Wagemakers’ work focuses on community health promotion. She has a wide experience with complex public-health-promotion projects, and she aims to develop innovative research designs to understand, facilitate and evaluate strategies to promote health and wellbeing. To do so, she uses a whole systems approach and Participatory Action Research (PAR). In essence, this is research in which stakeholders, including citizens, are involved. Moreover, PAR emphasizes participation and action by stakeholders, centres on knowledge useful to people in everyday life and seeks to understand the world by trying to change it. Crucial concepts in PAR are citizen participation and intersectoral collaboration: both contribute to health through multiple pathways and serve purposes, such as the effectiveness of programs, the creation of supportive environments for health and empowerment of stakeholders.

Citizen Science

In several projects of Wagemakers, citizens conduct research activities themselves: citizen science. Wagemakers: “In a former project with RIVM, we explored how being a citizen scientist contributes to health and wellbeing and based on this, developed a model that shows the possible effects of citizen science. This model presents a basis for studying the opportunities of citizen science in the field of public health, for example to increase empowerment of citizens, besides the increase of research capacity. In this, it is important to address the challenges that go with citizen science, for example ethical questions and how to work practice-driven rather than research driven while generating scientifically robust and relevant data”.

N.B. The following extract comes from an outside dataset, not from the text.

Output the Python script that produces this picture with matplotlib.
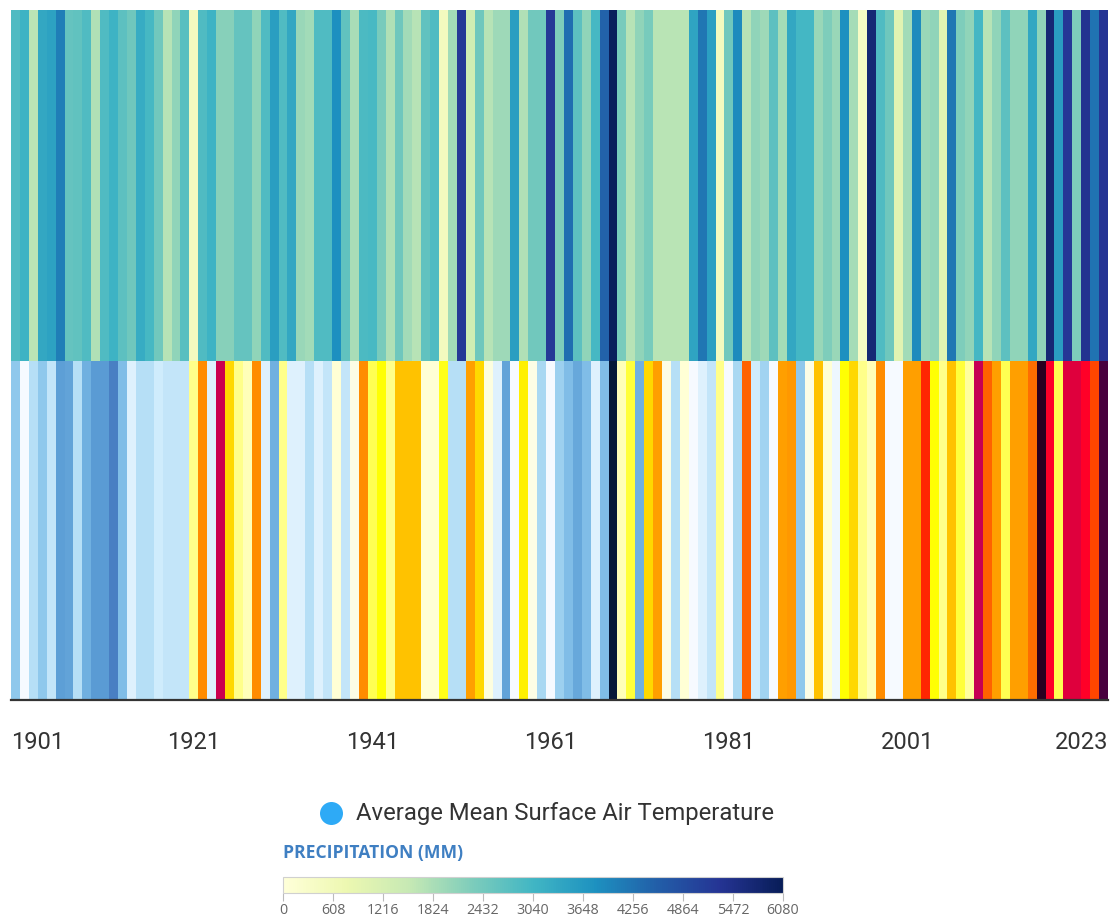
import numpy as np
import matplotlib
matplotlib.use("Agg")
import matplotlib.pyplot as plt
from matplotlib.colors import LinearSegmentedColormap, Normalize
from matplotlib.cm import ScalarMappable
from matplotlib.patches import Circle

# ---------------- data ----------------
years = np.arange(1901, 2024)

precipitation_mm = [
    2860, 3100, 1650, 3340, 3450, 4070, 2610, 2650, 2860, 1770,
    2860, 3100, 2700, 2490, 3250, 2980, 2450, 1700, 2100, 2750,
    500, 2860, 3100, 2190, 2190, 2610, 2610, 2100, 2860, 3530,
    2860, 3340, 2000, 1900, 2860, 2860, 3800, 2650, 1850, 2900,
    2950, 2370, 1770, 2490, 1900, 1700, 2650, 2860, 500, 1900,
    5230, 1350, 2490, 1700, 1950, 1950, 3530, 1770, 2450, 2450,
    5230, 2300, 4320, 2700, 2100, 2980, 4500, 6020, 2370, 1700,
    2100, 2370, 1680, 1680, 1680, 1680, 3400, 4200, 3500, 500,
    2450, 3890, 1700, 2100, 1950, 2700, 1880, 3340, 3000, 3000,
    2000, 2280, 2000, 3800, 1880, 400, 5720, 2860, 2490, 1000,
    1900, 3890, 2000, 2100, 1000, 4200, 2280, 2100, 3000, 1700,
    2100, 2700, 2100, 2100, 3340, 2100, 5720, 3530, 5230, 2280,
    5350, 4250, 5300,
]

temperature_c = [
    24.50, 24.80, 24.62, 24.50, 24.66, 24.32, 24.34, 24.62, 24.40, 24.30,
    24.30, 24.20, 24.46, 24.74, 24.62, 24.62, 24.70, 24.66, 24.66, 24.66,
    25.00, 25.34, 24.74, 25.76, 25.20, 25.00, 24.94, 25.34, 24.74, 24.40,
    25.00, 24.74, 24.74, 24.62, 24.74, 24.66, 24.90, 24.66, 24.86, 25.34,
    25.04, 25.10, 25.00, 25.24, 25.24, 25.24, 24.90, 24.90, 25.08, 24.62,
    24.62, 25.30, 25.20, 24.88, 24.74, 24.34, 24.80, 25.14, 24.86, 24.58,
    24.80, 24.54, 24.46, 24.36, 24.46, 24.74, 24.46, 24.00, 24.94, 25.06,
    24.40, 25.20, 25.30, 24.86, 24.62, 24.90, 24.80, 24.74, 24.66, 25.00,
    24.80, 24.58, 25.42, 24.70, 24.56, 24.80, 25.30, 25.32, 24.50, 24.86,
    25.24, 24.90, 24.78, 25.10, 25.20, 25.00, 24.94, 25.34, 24.80, 24.80,
    25.30, 25.30, 25.50, 25.10, 25.00, 25.24, 25.06, 24.98, 25.78, 25.42,
    25.30, 25.04, 25.30, 25.30, 25.40, 26.00, 25.60, 25.04, 25.70, 25.70,
    25.60, 25.46, 25.90,
]

year_tick_labels = ["1901", "1921", "1941", "1961", "1981", "2001", "2023"]
precip_ticks = [0, 608, 1216, 1824, 2432, 3040, 3648, 4256, 4864, 5472, 6080]
legend_label = "Average Mean Surface Air Temperature"
colorbar_title = "PRECIPITATION (MM)"

# ---------------- styles ----------------
W, H = 1113, 921
fig = plt.figure(figsize=(W / 100, H / 100), dpi=100)
fig.patch.set_facecolor("white")

temp_cmap = LinearSegmentedColormap.from_list("temp", [
    (0.00, "#061838"), (0.06, "#3a6cb8"), (0.10, "#4a80c4"), (0.15, "#5a9cd4"),
    (0.20, "#70b0e0"), (0.25, "#8ec8ec"), (0.30, "#b0dcf4"), (0.35, "#d0ecfc"),
    (0.40, "#f6faff"), (0.45, "#ffffd6"), (0.50, "#ffff90"), (0.55, "#ffff00"),
    (0.60, "#ffd800"), (0.65, "#ffa000"), (0.70, "#ff7000"), (0.75, "#ff2800"),
    (0.80, "#ff0028"), (0.85, "#e0003c"), (0.90, "#c0005a"), (0.95, "#4a0040"),
    (1.00, "#2a0020"),
])
temp_norm = Normalize(vmin=24.0, vmax=26.0)
precip_cmap = plt.get_cmap("YlGnBu")
precip_norm = Normalize(vmin=0, vmax=6080)

ax = fig.add_axes([11 / W, (H - 700) / H, 1097 / W, 690 / H])
x_edges = np.append(years - 0.5, years[-1] + 0.5)
split = 339 / 690
ax.pcolormesh(x_edges, [split, 1.0], np.array(precipitation_mm)[None, :],
              cmap=precip_cmap, norm=precip_norm, shading="flat", linewidth=0,
              antialiased=False)
ax.pcolormesh(x_edges, [0.0, split], np.array(temperature_c)[None, :],
              cmap=temp_cmap, norm=temp_norm, shading="flat", linewidth=0,
              antialiased=False)
ax.set_xlim(x_edges[0], x_edges[-1])
ax.set_ylim(0, 1)
ax.set_yticks([])
for s in ["top", "left", "right"]:
    ax.spines[s].set_visible(False)
ax.spines["bottom"].set_color("#333333")
ax.spines["bottom"].set_linewidth(1.6)
ax.spines["bottom"].set_zorder(5)

tick_pos = [x_edges[0], 1921, 1941, 1961, 1981, 2001, x_edges[-1]]
ax.set_xticks(tick_pos)
ax.set_xticklabels(year_tick_labels, fontfamily="Roboto", fontsize=17, color="#333333")
ax.tick_params(axis="x", length=0, pad=22)
lbls = ax.get_xticklabels()
lbls[0].set_ha("left")
lbls[-1].set_ha("right")

# legend item (round marker in its own equal-aspect axes)
lax = fig.add_axes([320 / W, (H - 825) / H, 23 / W, 23 / H])
lax.set_xlim(-1, 1); lax.set_ylim(-1, 1); lax.set_aspect("equal")
lax.axis("off")
lax.add_patch(Circle((0, 0), 1.0, facecolor="#2eaaf6", edgecolor="none"))
fig.text(356 / W, (H - 813.5) / H, legend_label, fontfamily="Roboto", fontsize=17.2,
         color="#333333", ha="left", va="center")

# colorbar
fig.text(283 / W, (H - 853) / H, colorbar_title, fontfamily="Open Sans",
         fontweight="bold", fontsize=12.6, color="#3f7fc2", ha="left", va="center")
cax = fig.add_axes([283 / W, (H - 893) / H, 500 / W, 16 / H])
cb = fig.colorbar(ScalarMappable(norm=precip_norm, cmap=precip_cmap), cax=cax,
                  orientation="horizontal", ticks=precip_ticks)
cb.outline.set_edgecolor("#d0d0d0")
cb.outline.set_linewidth(0.8)
cax.tick_params(axis="x", length=6, width=0.8, color="#bbbbbb", pad=1,
                labelsize=10.3, labelcolor="#666666")
for t in cax.get_xticklabels():
    t.set_fontfamily("Open Sans")

fig.savefig("out.png", dpi=100, facecolor="white")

The Coordinated Action Checklist

Wagemakers also uses PAR to develop methods and tools that fit the needs and wishes of stakeholders in practice. An example of a tool is the Coordinated Action Checklist. The list contains 25 statements to evaluate collaboration in a coalition. “The Checklist facilitates dialogue and sharing experience. Based on this, the coalition members can improve their actions and make results of their collaboration visible”, says Wagemakers. The checklist has been used by several projects and even more coalitions in the field of health and wellbeing.